The first is the setting up of a centralized credit bureau by Qatar Central Bank, which assesses the creditworthiness of potential borrowers.

The second is QCB’s tightening of lending norms, which it did in April of 2011 following an outcry over the rising debt of Qataris.

Some 75 percent of nationals are in debt, according to the 2011 National Development Strategy.

Most owe an average of QR250,000. Qatar hopes to halve the number of indebted nationals by 2016, the report states.

In 2011, QCB placed a ceiling of QR400,000 on personal loans to expats and dropped the loan limit for nationals to QR2 million from QR2.5 million.

But that still comes with a generous repayment period of six years.

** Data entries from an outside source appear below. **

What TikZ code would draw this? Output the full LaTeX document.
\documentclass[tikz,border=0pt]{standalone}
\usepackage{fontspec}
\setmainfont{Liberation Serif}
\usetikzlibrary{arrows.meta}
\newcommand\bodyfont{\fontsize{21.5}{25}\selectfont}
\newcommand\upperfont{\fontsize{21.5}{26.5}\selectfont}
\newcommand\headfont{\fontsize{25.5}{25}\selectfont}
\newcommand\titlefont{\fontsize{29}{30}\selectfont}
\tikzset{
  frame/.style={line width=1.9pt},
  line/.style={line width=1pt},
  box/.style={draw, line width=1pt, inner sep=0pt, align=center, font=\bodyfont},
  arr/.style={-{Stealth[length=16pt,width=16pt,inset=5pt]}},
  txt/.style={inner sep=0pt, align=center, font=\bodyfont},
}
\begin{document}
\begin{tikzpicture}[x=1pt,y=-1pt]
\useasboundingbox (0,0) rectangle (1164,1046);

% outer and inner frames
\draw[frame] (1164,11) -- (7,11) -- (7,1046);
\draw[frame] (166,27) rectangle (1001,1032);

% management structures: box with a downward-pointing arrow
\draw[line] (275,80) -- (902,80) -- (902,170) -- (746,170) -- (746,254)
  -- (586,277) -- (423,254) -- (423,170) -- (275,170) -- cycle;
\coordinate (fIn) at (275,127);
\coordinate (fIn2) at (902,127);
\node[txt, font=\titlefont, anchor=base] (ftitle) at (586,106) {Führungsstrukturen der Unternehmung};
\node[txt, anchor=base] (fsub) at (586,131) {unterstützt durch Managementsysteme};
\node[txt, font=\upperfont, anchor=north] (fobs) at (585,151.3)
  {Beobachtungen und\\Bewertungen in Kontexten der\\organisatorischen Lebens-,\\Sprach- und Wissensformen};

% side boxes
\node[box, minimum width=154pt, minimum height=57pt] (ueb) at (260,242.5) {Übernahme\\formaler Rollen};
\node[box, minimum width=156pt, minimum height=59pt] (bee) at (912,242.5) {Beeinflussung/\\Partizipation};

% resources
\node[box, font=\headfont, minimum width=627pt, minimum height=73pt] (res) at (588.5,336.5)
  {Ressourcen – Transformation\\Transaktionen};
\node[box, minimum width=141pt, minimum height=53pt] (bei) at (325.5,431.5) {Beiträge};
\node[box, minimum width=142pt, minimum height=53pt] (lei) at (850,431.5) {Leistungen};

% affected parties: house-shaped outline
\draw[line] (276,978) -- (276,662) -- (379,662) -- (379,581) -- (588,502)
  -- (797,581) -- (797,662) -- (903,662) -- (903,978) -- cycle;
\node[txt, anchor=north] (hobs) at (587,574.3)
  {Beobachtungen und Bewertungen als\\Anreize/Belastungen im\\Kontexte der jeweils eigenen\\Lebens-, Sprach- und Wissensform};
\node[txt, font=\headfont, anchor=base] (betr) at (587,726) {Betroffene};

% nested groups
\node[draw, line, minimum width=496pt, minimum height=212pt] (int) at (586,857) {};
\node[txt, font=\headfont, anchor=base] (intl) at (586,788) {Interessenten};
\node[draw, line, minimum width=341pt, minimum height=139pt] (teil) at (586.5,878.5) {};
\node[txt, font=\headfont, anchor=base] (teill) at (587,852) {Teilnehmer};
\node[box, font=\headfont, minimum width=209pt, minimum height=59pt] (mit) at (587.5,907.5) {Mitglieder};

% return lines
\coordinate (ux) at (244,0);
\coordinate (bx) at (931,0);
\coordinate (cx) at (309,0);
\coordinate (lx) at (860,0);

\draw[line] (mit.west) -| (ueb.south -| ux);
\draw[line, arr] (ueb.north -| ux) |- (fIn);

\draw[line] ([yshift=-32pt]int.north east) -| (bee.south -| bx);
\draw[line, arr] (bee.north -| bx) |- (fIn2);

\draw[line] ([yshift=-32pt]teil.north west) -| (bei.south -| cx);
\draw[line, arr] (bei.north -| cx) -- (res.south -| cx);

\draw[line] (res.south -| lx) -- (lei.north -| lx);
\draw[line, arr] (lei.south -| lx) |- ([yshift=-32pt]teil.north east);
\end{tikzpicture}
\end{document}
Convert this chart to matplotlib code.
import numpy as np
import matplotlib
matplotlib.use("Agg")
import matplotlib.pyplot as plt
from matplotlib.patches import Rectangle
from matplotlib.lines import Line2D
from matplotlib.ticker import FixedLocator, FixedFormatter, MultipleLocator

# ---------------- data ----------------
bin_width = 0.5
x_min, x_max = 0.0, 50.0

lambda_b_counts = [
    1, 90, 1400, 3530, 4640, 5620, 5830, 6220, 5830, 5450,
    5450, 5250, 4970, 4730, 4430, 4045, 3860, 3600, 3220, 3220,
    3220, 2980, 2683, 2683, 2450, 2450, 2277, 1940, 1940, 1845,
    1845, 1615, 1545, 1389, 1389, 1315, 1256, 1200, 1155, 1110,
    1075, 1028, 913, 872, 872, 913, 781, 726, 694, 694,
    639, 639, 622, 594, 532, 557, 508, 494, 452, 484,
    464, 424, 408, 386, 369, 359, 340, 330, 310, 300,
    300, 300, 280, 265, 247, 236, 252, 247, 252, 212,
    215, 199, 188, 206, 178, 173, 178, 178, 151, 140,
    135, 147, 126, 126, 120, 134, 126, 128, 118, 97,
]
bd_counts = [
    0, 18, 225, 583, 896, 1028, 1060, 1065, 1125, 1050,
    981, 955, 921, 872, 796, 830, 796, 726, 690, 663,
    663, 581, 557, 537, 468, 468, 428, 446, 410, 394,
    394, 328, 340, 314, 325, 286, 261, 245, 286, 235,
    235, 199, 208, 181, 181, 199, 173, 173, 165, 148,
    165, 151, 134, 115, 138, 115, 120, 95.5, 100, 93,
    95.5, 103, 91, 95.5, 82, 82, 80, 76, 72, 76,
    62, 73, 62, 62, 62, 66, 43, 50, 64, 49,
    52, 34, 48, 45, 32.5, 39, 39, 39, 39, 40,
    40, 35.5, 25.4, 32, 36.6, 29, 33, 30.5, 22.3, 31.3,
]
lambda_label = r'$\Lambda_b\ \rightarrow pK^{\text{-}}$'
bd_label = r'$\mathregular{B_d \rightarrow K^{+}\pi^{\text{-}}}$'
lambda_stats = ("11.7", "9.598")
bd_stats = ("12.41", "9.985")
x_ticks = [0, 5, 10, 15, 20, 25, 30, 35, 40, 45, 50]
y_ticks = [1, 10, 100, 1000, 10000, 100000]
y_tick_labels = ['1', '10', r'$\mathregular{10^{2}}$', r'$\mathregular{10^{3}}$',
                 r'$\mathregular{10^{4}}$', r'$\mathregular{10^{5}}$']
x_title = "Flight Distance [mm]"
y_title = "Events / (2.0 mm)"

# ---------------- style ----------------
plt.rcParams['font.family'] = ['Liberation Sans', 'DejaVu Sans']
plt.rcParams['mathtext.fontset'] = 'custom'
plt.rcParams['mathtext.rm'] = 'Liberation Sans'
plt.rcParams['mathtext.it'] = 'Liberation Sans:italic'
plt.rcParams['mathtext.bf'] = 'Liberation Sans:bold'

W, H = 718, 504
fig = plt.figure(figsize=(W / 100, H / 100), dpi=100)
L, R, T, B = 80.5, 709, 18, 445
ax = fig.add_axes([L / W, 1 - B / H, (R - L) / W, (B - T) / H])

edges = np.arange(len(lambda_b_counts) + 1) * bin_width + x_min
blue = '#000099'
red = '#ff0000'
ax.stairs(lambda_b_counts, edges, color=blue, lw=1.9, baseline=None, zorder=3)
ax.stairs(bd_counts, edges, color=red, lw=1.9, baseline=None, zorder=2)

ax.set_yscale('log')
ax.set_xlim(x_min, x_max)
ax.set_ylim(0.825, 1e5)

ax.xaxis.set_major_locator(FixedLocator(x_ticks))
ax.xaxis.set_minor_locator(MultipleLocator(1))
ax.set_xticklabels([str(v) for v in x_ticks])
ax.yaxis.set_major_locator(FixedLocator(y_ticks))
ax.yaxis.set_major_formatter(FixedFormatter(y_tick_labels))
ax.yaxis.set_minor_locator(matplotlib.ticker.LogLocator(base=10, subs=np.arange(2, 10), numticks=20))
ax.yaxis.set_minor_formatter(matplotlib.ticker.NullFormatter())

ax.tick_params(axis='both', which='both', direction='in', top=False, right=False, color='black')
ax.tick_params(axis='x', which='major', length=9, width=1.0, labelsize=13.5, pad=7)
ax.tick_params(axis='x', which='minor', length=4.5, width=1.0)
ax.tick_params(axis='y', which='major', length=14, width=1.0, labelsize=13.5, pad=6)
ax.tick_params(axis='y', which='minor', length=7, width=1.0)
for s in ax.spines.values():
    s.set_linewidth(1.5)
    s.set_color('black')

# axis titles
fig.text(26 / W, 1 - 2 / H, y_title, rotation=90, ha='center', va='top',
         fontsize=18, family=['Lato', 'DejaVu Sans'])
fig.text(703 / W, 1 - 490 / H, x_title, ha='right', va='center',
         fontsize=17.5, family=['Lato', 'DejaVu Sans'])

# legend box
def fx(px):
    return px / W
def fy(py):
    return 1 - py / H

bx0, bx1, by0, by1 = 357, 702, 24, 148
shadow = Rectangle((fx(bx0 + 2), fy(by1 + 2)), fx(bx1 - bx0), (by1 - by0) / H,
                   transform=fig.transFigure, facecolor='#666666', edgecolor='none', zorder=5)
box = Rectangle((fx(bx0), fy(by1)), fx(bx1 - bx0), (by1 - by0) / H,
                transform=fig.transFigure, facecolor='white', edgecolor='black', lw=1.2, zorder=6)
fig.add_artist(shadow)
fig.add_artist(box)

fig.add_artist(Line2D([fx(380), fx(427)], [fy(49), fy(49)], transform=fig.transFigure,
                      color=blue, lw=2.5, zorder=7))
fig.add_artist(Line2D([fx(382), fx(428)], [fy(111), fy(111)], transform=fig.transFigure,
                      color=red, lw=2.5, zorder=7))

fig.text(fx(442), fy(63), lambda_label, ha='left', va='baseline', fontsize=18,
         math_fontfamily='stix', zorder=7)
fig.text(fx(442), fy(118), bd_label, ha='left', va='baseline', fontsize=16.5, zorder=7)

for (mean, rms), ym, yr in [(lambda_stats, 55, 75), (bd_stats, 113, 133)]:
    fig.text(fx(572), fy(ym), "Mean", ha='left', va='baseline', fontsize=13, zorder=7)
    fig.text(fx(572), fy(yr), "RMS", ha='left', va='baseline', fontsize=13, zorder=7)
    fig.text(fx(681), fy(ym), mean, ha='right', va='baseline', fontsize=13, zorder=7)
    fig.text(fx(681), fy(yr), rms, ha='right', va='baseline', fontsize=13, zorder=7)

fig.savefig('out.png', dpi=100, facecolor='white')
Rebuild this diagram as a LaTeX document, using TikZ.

Meanwhile, lending to government and quasi-government agencies rose an astonishing 35 percent to QR201.3 billion ($55.3 billion) from January to August of this year, the QNB report states.

That sector now gets 42 percent of the total number of loans issued by banks, nearly double the rate from five years ago.

According to the report:

Financing of large capital investments in developing the country’s infrastructure has been the key driver of public sector loan growth.

Government agencies, semi agencies and large corporate, which are engaged across economic sectors, are expected to continue to be the main driver of loan growth given the large development program and infrastructure projects underway and to be implemented in the short to medium term.